Shortly after watching Juno, I turned on the television just in time to catch the made-for-TV movie Sixteen and Pregnant. For those of you who don’t have mothers addicted to Lifetime, here’s the rundown: girl gets pregnant, wants to give the baby up, flakes at the last minute and convinces her mother to let her keep the baby.
Not an incredibly original plot, and if you look at the bare bones set-up of Juno – sixteen-year-old girl gets knocked up – you might think you’re in for a similar ride. But there’s something different about Juno: Juno herself. The main character, played to crass perfection by Ellen Page, is not your average pregnant teen. She conceives on a piece of furniture from the 70s, takes her pregnancy test in a convenience store bathroom, and talks like a cross between a sailor and one of those pop-culture comedians from VH1’s I Love the 80s (“Thundercats are go!” she announces when her water breaks).
It’s the quirky details that make all the characters: the best friend’s obsession with the chubby and bearded high school teacher she calls Keith, the boyfriend’s deodorized inner thighs and penchant for orange Tic Tacs, and the grammatically challenged abortion clinic protestor’s “No Babies Like Murdering” picket sign. Details make the characters real.
And details help us see beneath the surface. ‘Cause this isn’t really a movie about teenage pregnancy. It’s not a cautionary tale (though Juno does refer to herself as the “cautionary whale”). At the risk of sounding cliché, I’d call it a coming-of-age story. Because for every smart-ass, wise-beyond-her-years remark Juno makes, we get a visual reminder that she is, after all, just a kid. She calls the abortion clinic on her hamburger phone, she wears a Slinky t-shirt over her third trimester belly, the words “fun for a girl or a boy” stretched across it, and her idea of an apology is a mailbox full of Tic Tacs.

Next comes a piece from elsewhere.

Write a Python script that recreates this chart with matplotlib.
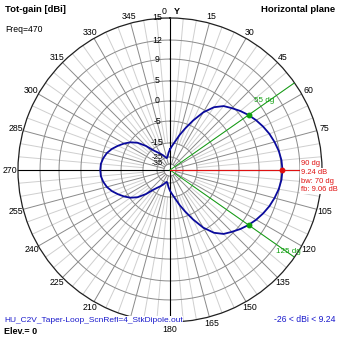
import numpy as np
import matplotlib
matplotlib.use('Agg')
import matplotlib.pyplot as plt

plt.rcParams['font.family'] = ['Liberation Sans', 'DejaVu Sans']

# log-periodic radial scale: ring value (dBi) -> fraction of outer radius
scale_db = [-100, -35, -25, -15, -5, 0, 5, 9, 12, 15, 40]
scale_fr = [0.0, 0.04, 0.0855, 0.178, 0.322, 0.454, 0.586, 0.730, 0.855, 1.0, 2.83]

ring_db = [12, 9, 5, 0, -5, -15, -25, -35]
ring_labels = ['15', '12', '9', '5', '0', '-5', '-15', '-25', '-35']
ring_label_db = [15, 12, 9, 5, 0, -5, -15, -25, -35]

# horizontal plane pattern, azimuth every 5 deg
azimuth = list(range(0, 360, 5))
gain = [-19.5, -17.0, -14.2, -11.0, -7.2, -3.6, -0.6, 1.9, 3.6, 4.6,
        5.5, 6.24, 6.9, 7.5, 8.05, 8.5, 8.9, 9.15, 9.24, 9.15,
        8.9, 8.5, 8.05, 7.5, 6.9, 6.24, 5.5, 4.6, 3.6, 1.9,
        -0.6, -3.6, -7.2, -11.0, -14.2, -17.0, -19.5, -22.0, -24.5, -26.0,
        -24.5, -22.8, -21.0, -19.0, -16.0, -11.8, -8.0, -5.3, -4.0, -2.9,
        -1.8, -0.9, -0.3, 0.1, 0.18, 0.1, -0.3, -0.9, -1.8, -2.9,
        -4.0, -5.3, -8.0, -11.8, -16.0, -19.0, -21.0, -22.8, -24.5, -26.0,
        -24.5, -22.0]

max_az, max_gain = 90, 9.24
bw_az = [55, 125]
bw_gain = 6.24
fb_ratio = 9.06

NAVY = '#0a0a9c'
RED = '#e01010'
GREEN = '#10a010'


def fwd(x):
    return np.interp(x, scale_db, scale_fr)


def inv(y):
    return np.interp(y, scale_fr, scale_db)


fig = plt.figure(figsize=(3.39, 3.39), dpi=100)
ax = fig.add_axes([18/339, 17/339, 304/339, 304/339], projection='polar')
ax.set_theta_zero_location('N')
ax.set_theta_direction(-1)
ax.set_rscale('function', functions=(fwd, inv))
ax.set_rlim(-100, 15)
ax.grid(False)
ax.set_xticks([])
ax.set_yticks([])
ax.spines['polar'].set_color('#202020')
ax.spines['polar'].set_linewidth(0.9)

# rings
tt = np.linspace(0, 2*np.pi, 721)
for v in ring_db:
    ax.plot(tt, np.full_like(tt, v), color='#8a8a8a', lw=0.7, zorder=1)

# spokes
for a in range(0, 360, 5):
    t = np.radians(a)
    if a % 90 == 0:
        ax.plot([t, t], [-100, 15], color='black', lw=0.8, zorder=2)
    elif a % 15 == 0:
        ax.plot([t, t], [-35, 15], color='#8a8a8a', lw=0.7, zorder=1)
    else:
        ax.plot([t, t], [-15, 15], color='#cfcfcf', lw=0.7, zorder=0.9)

# beamwidth and max lines
for a in bw_az:
    ax.plot([np.radians(a)]*2, [-100, 15], color=GREEN, lw=0.7, zorder=3)
ax.plot([np.radians(max_az)]*2, [-100, 15], color=RED, lw=0.8, zorder=3)

th = np.radians(azimuth + [azimuth[0]])
ax.plot(th, gain + [gain[0]], color=NAVY, lw=1.3, zorder=4)

ax.plot(np.radians(bw_az), [bw_gain]*2, 'o', color=GREEN, ms=3.2, zorder=5)
ax.plot(np.radians(max_az), max_gain, 'o', color=RED, ms=3.2, zorder=5)

# azimuth labels (90 and 195 sit under the text blocks)
for a in range(15, 360, 15):
    if a in (90, 195):
        continue
    t = np.radians(a)
    ax.annotate(str(a), xy=(t, 15), xytext=(8.0*np.sin(t), 7.0*np.cos(t)),
                textcoords='offset pixels', ha='center', va='center',
                fontsize=6.3, annotation_clip=False, zorder=6)
ax.annotate('0', xy=(0, 15), xytext=(-4, 7), textcoords='offset pixels',
            ha='right', va='center', fontsize=6.3, annotation_clip=False)
ax.annotate('Y', xy=(0, 15), xytext=(4, 7), textcoords='offset pixels',
            ha='left', va='center', fontsize=6.5, fontweight='bold',
            annotation_clip=False)

# ring labels along the vertical axis
for v, s in zip(ring_label_db, ring_labels):
    ax.annotate(s, xy=(0, v), xytext=(-13, 0), textcoords='offset pixels',
                ha='center', va='center', fontsize=6.3 if v > -25 else 5.6,
                zorder=6)

ax.annotate('%d dg' % bw_az[0], xy=(np.radians(bw_az[0]), 15), xytext=(-30, -18),
            textcoords='offset pixels', ha='center', va='center', fontsize=5.8,
            color=GREEN, zorder=7, annotation_clip=False)
ax.annotate('%d dg' % bw_az[1], xy=(np.radians(bw_az[1]), 15), xytext=(-6, 6),
            textcoords='offset pixels', ha='center', va='center', fontsize=5.8,
            color=GREEN, zorder=7, annotation_clip=False)

info = ['%d dg' % max_az, '%.2f dB' % max_gain,
        'bw: %d dg' % (bw_az[1] - bw_az[0]), 'fb: %.2f dB' % fb_ratio]
for i, s in enumerate(info):
    fig.text(301/339, 1 - (164 + 8.6*i)/339, s, color=RED, fontsize=5.4,
             ha='left', va='center', zorder=8,
             bbox=dict(facecolor='white', edgecolor='none', pad=0.6))

fig.text(5/339, 1 - 9/339, 'Tot-gain [dBi]', fontsize=6.8, fontweight='bold',
         va='center')
fig.text(5/339, 1 - 29/339, 'Freq=470', fontsize=6.2, va='center')
fig.text(335/339, 1 - 10/339, 'Horizontal plane', fontsize=6.8,
         fontweight='bold', ha='right', va='center')
fig.text(4/339, 1 - 320/339, 'HU_C2V_Taper-Loop_ScnRefl=4_StkDipole.out',
         fontsize=6, color='#1a1acc', va='center', zorder=8,
         bbox=dict(facecolor='white', edgecolor='none', pad=0.2))
fig.text(4/339, 1 - 331/339, 'Elev.= 0', fontsize=6.5, fontweight='bold',
         va='center')
fig.text(336/339, 1 - 320/339, '-26 < dBi < 9.24', fontsize=6.2,
         color='#1a1acc', ha='right', va='center')

fig.savefig('out.png', dpi=100)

The story is less about the pregnancy and more about how she deals with it and a number of other thing that are, as Juno puts it, “way above her maturity level.” We see her at her bluntest, like her reaction to the suggestion of an open adoption: “Can’t we just kick this old school?” and at her most sincere, when she encourages the adoptive mother, Vanessa, to talk to her stomach in the middle of the mall. From every crazy obstacle thrown her way she learns an important, if harsh, lesson, but she’s never sappy, she never lets us down. She’s learned some things, she’s a little more well-adjusted, but Juno is still Juno.